Reproduce the listing exactly and skip over any pictures.

########

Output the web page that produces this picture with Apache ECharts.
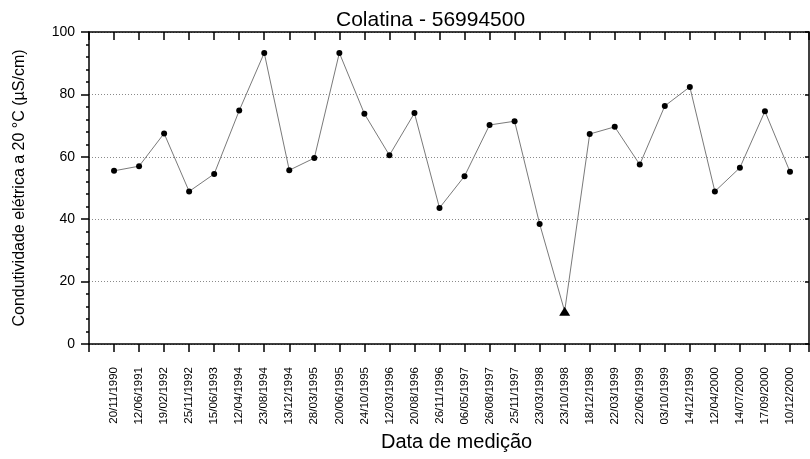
<!DOCTYPE html>
<html><head><meta charset="utf-8">
<script src="https://cdn.jsdelivr.net/npm/echarts@6/dist/echarts.min.js"></script>
<style>html,body{margin:0;padding:0;background:#fff}#c{width:810px;height:459px}</style>
</head><body><div id="c"></div>
<script>
const dates = ['20/11/1990','12/06/1991','19/02/1992','25/11/1992','15/06/1993','12/04/1994','23/08/1994','13/12/1994','28/03/1995','20/06/1995','24/10/1995','12/03/1996','20/08/1996','26/11/1996','06/05/1997','26/08/1997','25/11/1997','23/03/1998','23/10/1998','18/12/1998','22/03/1999','22/06/1999','03/10/1999','14/12/1999','12/04/2000','14/07/2000','17/09/2000','10/12/2000'];
const values = [55.5,57.0,67.5,48.9,54.5,74.8,93.3,55.7,59.6,93.3,73.8,60.5,74.0,43.6,53.8,70.2,71.4,38.5,10.5,67.3,69.6,57.5,76.3,82.4,48.9,56.5,74.6,55.2];
const triangleIdx = [18];
const yTicks = [0,20,40,60,80,100];

const font = 'Liberation Sans, Arial, sans-serif';
const chart = echarts.init(document.getElementById('c'), null, {renderer:'canvas'});
const data = values.map((v,i)=>({
  value:[i+1,v],
  symbol: triangleIdx.includes(i) ? 'triangle' : 'circle',
  symbolSize: triangleIdx.includes(i) ? [11,9] : 6
}));
const axisLine = {show:true, onZero:false, lineStyle:{color:'#000', width:1.5}};
chart.setOption({
  animation:false,
  backgroundColor:'#fff',
  title:{text:'Colatina - 56994500', left:331, top:5, textStyle:{fontFamily:font, fontSize:21, fontWeight:'normal', color:'#000'}},
  grid:{left:89, right:1, top:32, bottom:115},
  graphic:[
    {type:'text', left:381, top:432, style:{text:'Data de medição', font:'20px '+font, fill:'#000'}}
  ],
  xAxis:[
    {type:'value', position:'bottom', min:0, max:28.76, interval:1,
     axisLine:axisLine,
     axisTick:{show:true, inside:false, length:8, lineStyle:{color:'#000', width:1.5}},
     axisLabel:{rotate:90, margin:23, fontSize:11.5, fontFamily:font, color:'#000', showMinLabel:true, showMaxLabel:true,
       formatter:v=> (Number.isInteger(v) && v>=1 && v<=dates.length) ? dates[v-1] : ''},
     splitLine:{show:false}},
    {type:'value', position:'top', min:0, max:28.76, interval:1,
     axisLine:axisLine,
     axisTick:{show:true, inside:true, length:8, lineStyle:{color:'#000', width:1.5}},
     axisLabel:{show:false}, splitLine:{show:false}}
  ],
  yAxis:[
    {type:'value', position:'left', min:0, max:100, interval:20,
     name:'Condutividade elétrica a 20 °C (µS/cm)', nameLocation:'middle', nameGap:61,
     nameTextStyle:{fontFamily:font, fontSize:16, color:'#000'},
     axisLine:axisLine,
     axisTick:{show:true, inside:false, length:8, lineStyle:{color:'#000', width:1.5}},
     minorTick:{show:true, splitNumber:5, length:3, lineStyle:{color:'#000', width:1.5}},
     axisLabel:{fontSize:14, fontFamily:font, color:'#000', margin:14},
     splitLine:{show:true, lineStyle:{color:'#8a8a8a', type:[1,2], width:1}}},
    {type:'value', position:'right', min:0, max:100, interval:20,
     axisLine:axisLine,
     axisTick:{show:true, inside:true, length:4, lineStyle:{color:'#000', width:1.5}},
     axisLabel:{show:false}, splitLine:{show:false}}
  ],
  series:[{
    type:'line', xAxisIndex:0, yAxisIndex:0, data:data,
    lineStyle:{color:'#7a7a7a', width:1},
    itemStyle:{color:'#000'},
    showAllSymbol:true
  }]
});
</script></body></html>
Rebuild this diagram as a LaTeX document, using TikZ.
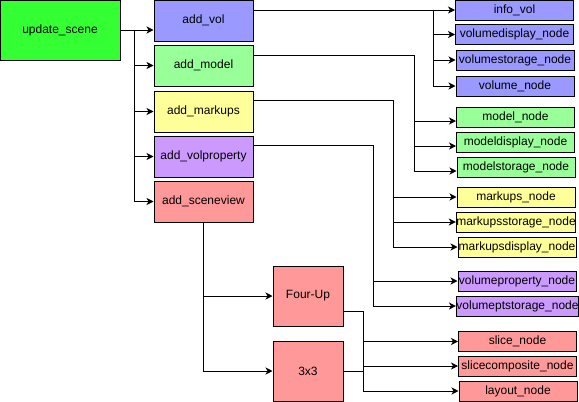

########

▶ TASK SOLUTION:
Output the web page that produces this picture with Apache ECharts.
<!DOCTYPE html>
<html><head><meta charset="utf-8">
<script src="https://cdn.jsdelivr.net/npm/echarts@6/dist/echarts.min.js"></script>
<style>html,body{margin:0;padding:0;background:#fff}#c{width:810px;height:459px}</style>
</head><body><div id="c"></div>
<script>
const dates = ['20/11/1990','12/06/1991','19/02/1992','25/11/1992','15/06/1993','12/04/1994','23/08/1994','13/12/1994','28/03/1995','20/06/1995','24/10/1995','12/03/1996','20/08/1996','26/11/1996','06/05/1997','26/08/1997','25/11/1997','23/03/1998','23/10/1998','18/12/1998','22/03/1999','22/06/1999','03/10/1999','14/12/1999','12/04/2000','14/07/2000','17/09/2000','10/12/2000'];
const values = [55.5,57.0,67.5,48.9,54.5,74.8,93.3,55.7,59.6,93.3,73.8,60.5,74.0,43.6,53.8,70.2,71.4,38.5,10.5,67.3,69.6,57.5,76.3,82.4,48.9,56.5,74.6,55.2];
const triangleIdx = [18];
const yTicks = [0,20,40,60,80,100];

const font = 'Liberation Sans, Arial, sans-serif';
const chart = echarts.init(document.getElementById('c'), null, {renderer:'canvas'});
const data = values.map((v,i)=>({
  value:[i+1,v],
  symbol: triangleIdx.includes(i) ? 'triangle' : 'circle',
  symbolSize: triangleIdx.includes(i) ? [11,9] : 6
}));
const axisLine = {show:true, onZero:false, lineStyle:{color:'#000', width:1.5}};
chart.setOption({
  animation:false,
  backgroundColor:'#fff',
  title:{text:'Colatina - 56994500', left:331, top:5, textStyle:{fontFamily:font, fontSize:21, fontWeight:'normal', color:'#000'}},
  grid:{left:89, right:1, top:32, bottom:115},
  graphic:[
    {type:'text', left:381, top:432, style:{text:'Data de medição', font:'20px '+font, fill:'#000'}}
  ],
  xAxis:[
    {type:'value', position:'bottom', min:0, max:28.76, interval:1,
     axisLine:axisLine,
     axisTick:{show:true, inside:false, length:8, lineStyle:{color:'#000', width:1.5}},
     axisLabel:{rotate:90, margin:23, fontSize:11.5, fontFamily:font, color:'#000', showMinLabel:true, showMaxLabel:true,
       formatter:v=> (Number.isInteger(v) && v>=1 && v<=dates.length) ? dates[v-1] : ''},
     splitLine:{show:false}},
    {type:'value', position:'top', min:0, max:28.76, interval:1,
     axisLine:axisLine,
     axisTick:{show:true, inside:true, length:8, lineStyle:{color:'#000', width:1.5}},
     axisLabel:{show:false}, splitLine:{show:false}}
  ],
  yAxis:[
    {type:'value', position:'left', min:0, max:100, interval:20,
     name:'Condutividade elétrica a 20 °C (µS/cm)', nameLocation:'middle', nameGap:61,
     nameTextStyle:{fontFamily:font, fontSize:16, color:'#000'},
     axisLine:axisLine,
     axisTick:{show:true, inside:false, length:8, lineStyle:{color:'#000', width:1.5}},
     minorTick:{show:true, splitNumber:5, length:3, lineStyle:{color:'#000', width:1.5}},
     axisLabel:{fontSize:14, fontFamily:font, color:'#000', margin:14},
     splitLine:{show:true, lineStyle:{color:'#8a8a8a', type:[1,2], width:1}}},
    {type:'value', position:'right', min:0, max:100, interval:20,
     axisLine:axisLine,
     axisTick:{show:true, inside:true, length:4, lineStyle:{color:'#000', width:1.5}},
     axisLabel:{show:false}, splitLine:{show:false}}
  ],
  series:[{
    type:'line', xAxisIndex:0, yAxisIndex:0, data:data,
    lineStyle:{color:'#7a7a7a', width:1},
    itemStyle:{color:'#000'},
    showAllSymbol:true
  }]
});
</script></body></html>
Rebuild this diagram as a LaTeX document, using TikZ.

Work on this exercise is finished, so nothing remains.